TASK INSTRUCTIONS:
Extract the lines from the start through the line that holds "55, 60, 65];", both included, omitting all images.

───

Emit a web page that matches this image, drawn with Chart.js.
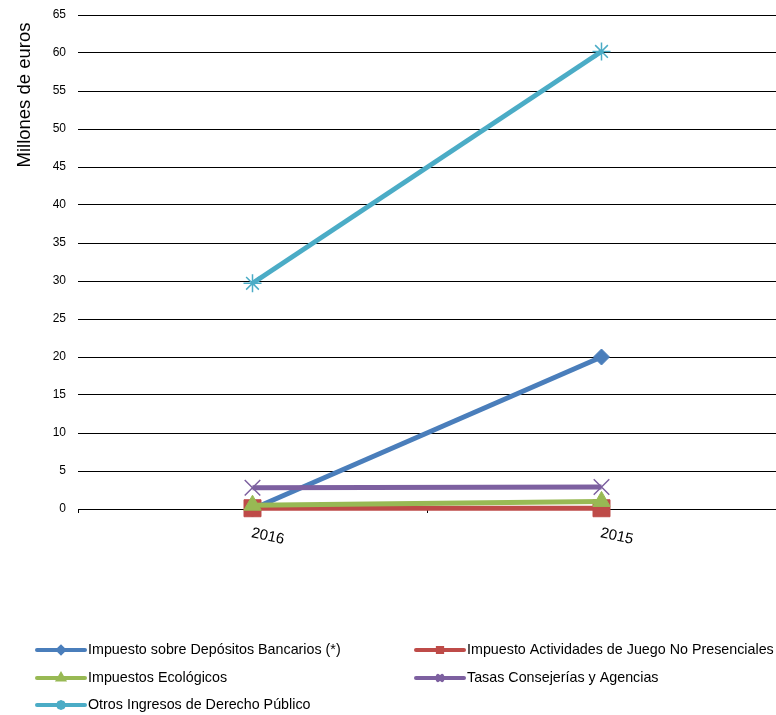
<!DOCTYPE html>
<html>
<head>
<meta charset="utf-8">
<script src="https://cdn.jsdelivr.net/npm/chart.js@4"></script>
<style>
  html, body { margin: 0; padding: 0; background: #fff; overflow: hidden; }
  #wrap { width: 776px; height: 715px; }
</style>
</head>
<body>
<div id="wrap"><canvas id="lineChart"></canvas></div>
<script>
const years = ['2016', '2015'];
const seriesNames = [
  'Impuesto sobre Depósitos Bancarios (*)',
  'Impuesto Actividades de Juego No Presenciales',
  'Impuestos Ecológicos',
  'Tasas Consejerías y Agencias',
  'Otros Ingresos de Derecho Público'
];
const depositos = [0, 20.0];
const juego = [0.1, 0.1];
const ecologicos = [0.5, 1.0];
const tasas = [2.8, 2.9];
const otros = [29.7, 60.2];
const yTicks = [0, 5, 10, 15, 20, 25, 30, 35, 40, 45, 50, 55, 60, 65];

const colors = ['#4A7EBB', '#BE4B48', '#98B954', '#7D60A0', '#4BACC6'];
const markers = ['rectRot', 'rect', 'triangle', 'crossRot', 'star'];
const markerSize = [8, 12, 10, 11, 9];
const values = [depositos, juego, ecologicos, tasas, otros];
const FONT = '"Liberation Sans", Arial, sans-serif';

// axis title, rotated x labels and the legend are drawn by hand
const extras = {
  id: 'extras',
  afterDraw(chart) {
    const ctx = chart.ctx;
    const x = chart.scales.x;
    ctx.save();
    ctx.fillStyle = '#000';

    // y axis title
    ctx.save();
    ctx.translate(25, 95);
    ctx.rotate(-Math.PI / 2);
    ctx.font = '18.5px ' + FONT;
    ctx.textAlign = 'center';
    ctx.textBaseline = 'middle';
    ctx.fillText('Millones de euros', 0, 0);
    ctx.restore();

    ctx.font = '15px ' + FONT;
    ctx.textBaseline = 'middle';
    ctx.textAlign = 'left';
    years.forEach((y, i) => {
      ctx.save();
      ctx.translate(x.getPixelForTick(i) - 1, chart.chartArea.bottom + 24);
      ctx.rotate(12 * Math.PI / 180);
      ctx.fillText(y, 0, 0);
      ctx.restore();
    });

    // legend
    const cols = [37, 416];
    const rows = [650, 678, 705];
    ctx.font = '14.3px ' + FONT;
    seriesNames.forEach((name, i) => {
      const lx = cols[i % 2];
      const ly = rows[Math.floor(i / 2)];
      ctx.strokeStyle = colors[i];
      ctx.fillStyle = colors[i];
      ctx.lineWidth = 4;
      ctx.lineCap = 'round';
      ctx.beginPath();
      ctx.moveTo(lx, ly);
      ctx.lineTo(lx + 48, ly);
      ctx.stroke();
      Chart.helpers.drawPoint(ctx, {
        pointStyle: markers[i], radius: 3, borderWidth: 1.5, rotation: 0
      }, lx + 24, ly);
      ctx.fillStyle = '#000';
      ctx.fillText(name, lx + 51, ly);
    });
    ctx.restore();
  }
};

const datasets = values.map((v, i) => ({
  label: seriesNames[i],
  data: v,
  borderColor: colors[i],
  backgroundColor: colors[i],
  borderWidth: 5,
  pointStyle: markers[i],
  pointRadius: markerSize[i],
  pointBorderWidth: i >= 3 ? 1.5 : 1,
  pointBorderColor: colors[i],
  pointBackgroundColor: colors[i],
  order: 5 - i,
  clip: false,
  tension: 0
}));

new Chart(document.getElementById('lineChart'), {
  type: 'line',
  data: { labels: years, datasets: datasets },
  plugins: [extras],
  options: {
    responsive: true,
    maintainAspectRatio: false,
    animation: false,
    layout: { autoPadding: false, padding: { top: 15, right: 0, bottom: 202, left: 0 } },
    plugins: {
      legend: { display: false },
      tooltip: { enabled: false }
    },
    scales: {
      x: {
        offset: true,
        ticks: { display: false },
        grid: {
          offset: true,
          drawOnChartArea: false,
          drawTicks: true,
          tickLength: 4,
          color: '#000'
        },
        border: { display: true, color: '#000', width: 1 }
      },
      y: {
        min: 0,
        max: 65,
        afterBuildTicks(scale) {
          scale.ticks = yTicks.map(v => ({ value: v }));
        },
        afterFit(scale) {
          scale.width = 78;
          scale.paddingTop = 0;
          scale.paddingBottom = 0;
        },
        ticks: {
          color: '#000',
          padding: 12,
          font: { size: 12, family: FONT }
        },
        grid: { color: '#000', lineWidth: 1, drawTicks: false },
        border: { display: false }
      }
    }
  }
});
</script>
</body>
</html>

───

EXERCISE OUTPUT:
Emit a web page that matches this image, drawn with Chart.js.
<!DOCTYPE html>
<html>
<head>
<meta charset="utf-8">
<script src="https://cdn.jsdelivr.net/npm/chart.js@4"></script>
<style>
  html, body { margin: 0; padding: 0; background: #fff; overflow: hidden; }
  #wrap { width: 776px; height: 715px; }
</style>
</head>
<body>
<div id="wrap"><canvas id="lineChart"></canvas></div>
<script>
const years = ['2016', '2015'];
const seriesNames = [
  'Impuesto sobre Depósitos Bancarios (*)',
  'Impuesto Actividades de Juego No Presenciales',
  'Impuestos Ecológicos',
  'Tasas Consejerías y Agencias',
  'Otros Ingresos de Derecho Público'
];
const depositos = [0, 20.0];
const juego = [0.1, 0.1];
const ecologicos = [0.5, 1.0];
const tasas = [2.8, 2.9];
const otros = [29.7, 60.2];
const yTicks = [0, 5, 10, 15, 20, 25, 30, 35, 40, 45, 50, 55, 60, 65];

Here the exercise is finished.